Texto: Ana Ornelas | Revisão: Felipe dos Santos | Fotos: Maximiliano Pedro Albino
“Uma coisa é ouvir falar, outra é ver com os próprios olhos”. Foi com essa certeza que o médico e professor da Faculdade de Ciências Médicas (FCM) da Unicamp, Dr. Rubens Bedrikow, retornou de sua segunda viagem a Angola, realizada neste primeiro semestre de 2025. A convite do Ministério de Saúde angolano, ele integrou uma comitiva brasileira formada pela Agência Brasileira de Cooperação (ABC) e pelo Ministério da Saúde do Brasil. A missão, voltada à troca de experiências entre os dois países, levou os participantes a hospitais e centros de saúde em diferentes províncias, com o objetivo de estreitar laços e levantar novas demandas para ações formativas e extensionistas. A visita faz parte de um novo acordo internacional que prevê a capacitação de 38 mil profissionais da saúde em Angola. A Unicamp, que já mantém vínculos históricos com o país africano, tem atuado ativamente nesse processo, promovendo ações de extensão e estágios para médicos angolanos em Campinas.

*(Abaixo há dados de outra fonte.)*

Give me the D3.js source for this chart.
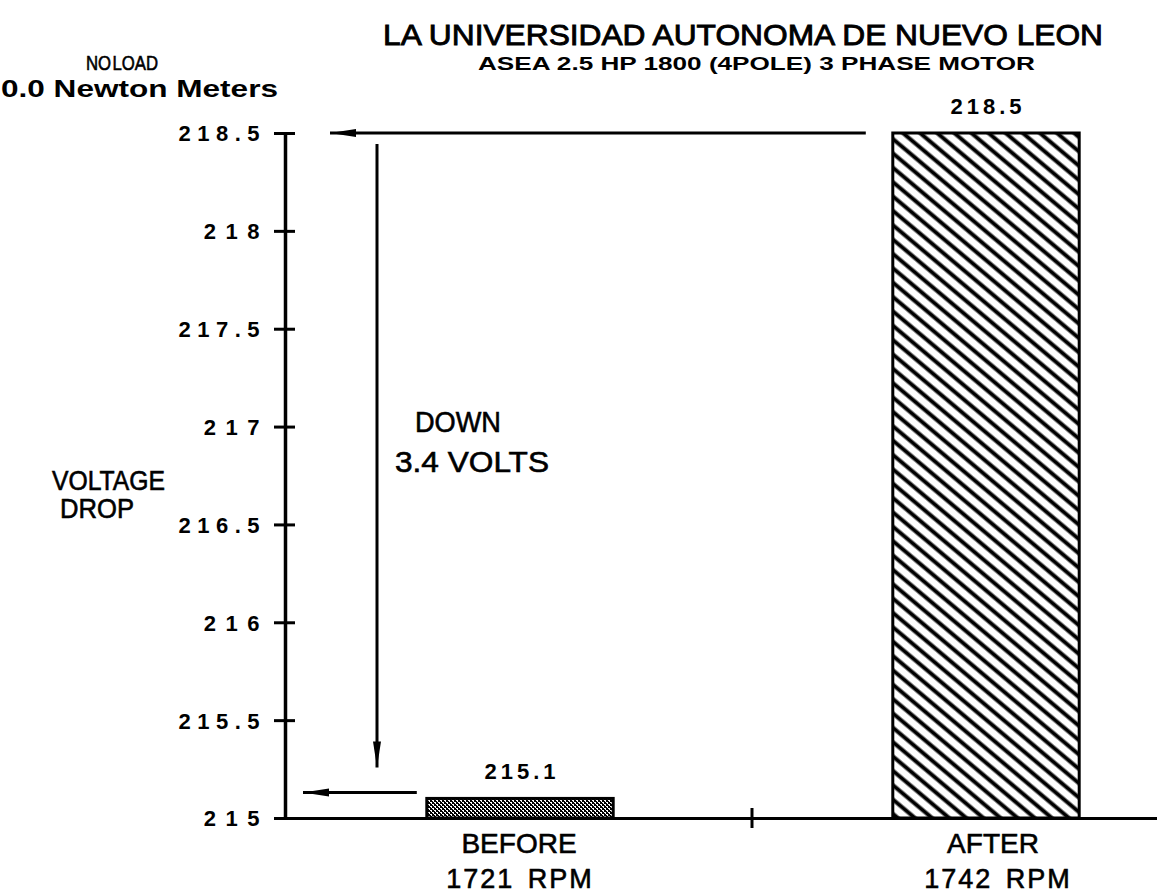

Logo ao chegar, a comitiva participou de um evento oficial em Luanda, capital do país. Na sequência, seguiu viagem para as províncias de Bié e Huambo. “Foi muito bom sair da capital e conhecer outras regiões. Em Bié, que é chamada de ‘Coração de Angola’, fomos recebidos com muito carinho. Uma equipe de enfermagem chegou a nos recepcionar cantando”, lembrou. Segundo ele, os hospitais visitados surpreenderam pela estrutura física, mas também deixaram evidente a necessidade de fortalecimento da atenção primária.

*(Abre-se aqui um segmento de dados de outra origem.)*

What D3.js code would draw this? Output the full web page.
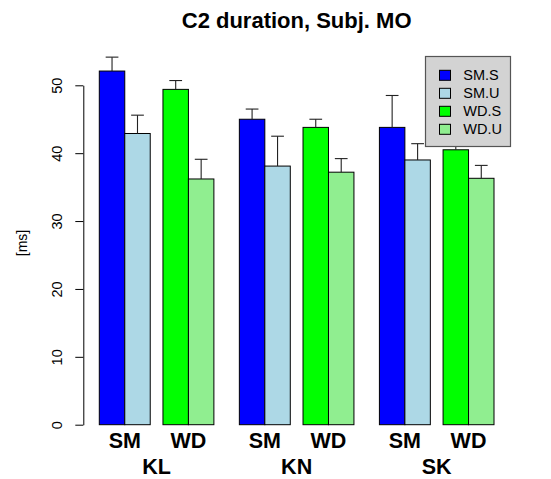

Em Huambo, Bedrikow conheceu um centro de reabilitação batizado com o nome da princesa Diana, em homenagem à visita da britânica em 1997. O espaço é referência no atendimento de pessoas amputadas por minas terrestres, resquício da guerra civil angolana, que se estendeu até 2002. “Eles têm um conhecimento impressionante na fabricação de próteses”, destacou. Acidentes de trânsito também compõem a realidade local, muitas vezes agravados pelo uso de veículos precários e superlotados.

A realidade local se fez ainda mais presente durante a visita a uma ala infantil, onde Bedrikow se comoveu com os relatos das famílias. “Conversei com uma menina que acompanhava o irmão, uma criança vítima de meningite. Pensei que, com um bom sistema de vacinação e atenção básica, esse tipo de caso talvez pudesse ter sido evitado”, refletiu. O episódio o levou a reforçar a importância da extensão universitária como ferramenta de transformação social e de troca mútua entre países do chamado “Sul Global”. “Não é só levar conhecimento, é aprender também. Essa relação sul-sul é fundamental”, afirmou.
Para o professor, experiências como essa evidenciam a urgência de fomentar práticas extensionistas conectadas à realidade concreta dos territórios. “Uma teoria boa só muda o mundo se estiver colada em uma prática concreta”, disse. Ele mencionou, por exemplo, a situação de crianças desnutridas que viu em Angola, uma realidade que já foi comum no Brasil nas décadas de 1980 e 1990. “Hoje, se eu quiser mostrar isso para um aluno em Campinas, é difícil. Lá, vi várias. Dá vontade de ajudar na hora”, declarou.
Essa aproximação internacional se concretiza, atualmente, com a presença de 50 médicos angolanos realizando estágios em unidades básicas de saúde em Campinas, onde têm a oportunidade de conhecer de perto o modelo brasileiro de atenção primária. A eles, a dimensão extensionista da universidade é apresentada por meio do programa Extensão Sem Fronteiras, uma iniciativa conjunta da Unicamp e da Unesp, coordenada pela Pró-reitoria de Extensão, Esporte e Cultura (ProEEC).

A partir da viagem, novas frentes de atuação estão sendo desenhadas. Segundo Bedrikow, áreas como fisioterapia, neurologia, cirurgia e anestesiologia despontam como prioritárias. “Há hospitais que realizam cirurgias sem anestesistas formados. São técnicos que atuam nessa função. É um campo em que podemos colaborar muito”, disse.
Além da formação de profissionais em território angolano, o professor também sustenta oportunidades de envio de estudantes e residentes da Unicamp para atuarem temporariamente no país africano. “A troca precisa acontecer nos dois sentidos. É assim que se constrói uma cooperação real”, afirmou Bedrikow. Mais do que resultados imediatos, o desejo do docente é que as reflexões geradas pela visita inspirem também uma nova consciência entre os estudantes. “Estar em contato com outras comunidades é o primeiro passo para a extensão. É esse contato que acende as ideias, desperta as perguntas e transforma a prática”, concluiu.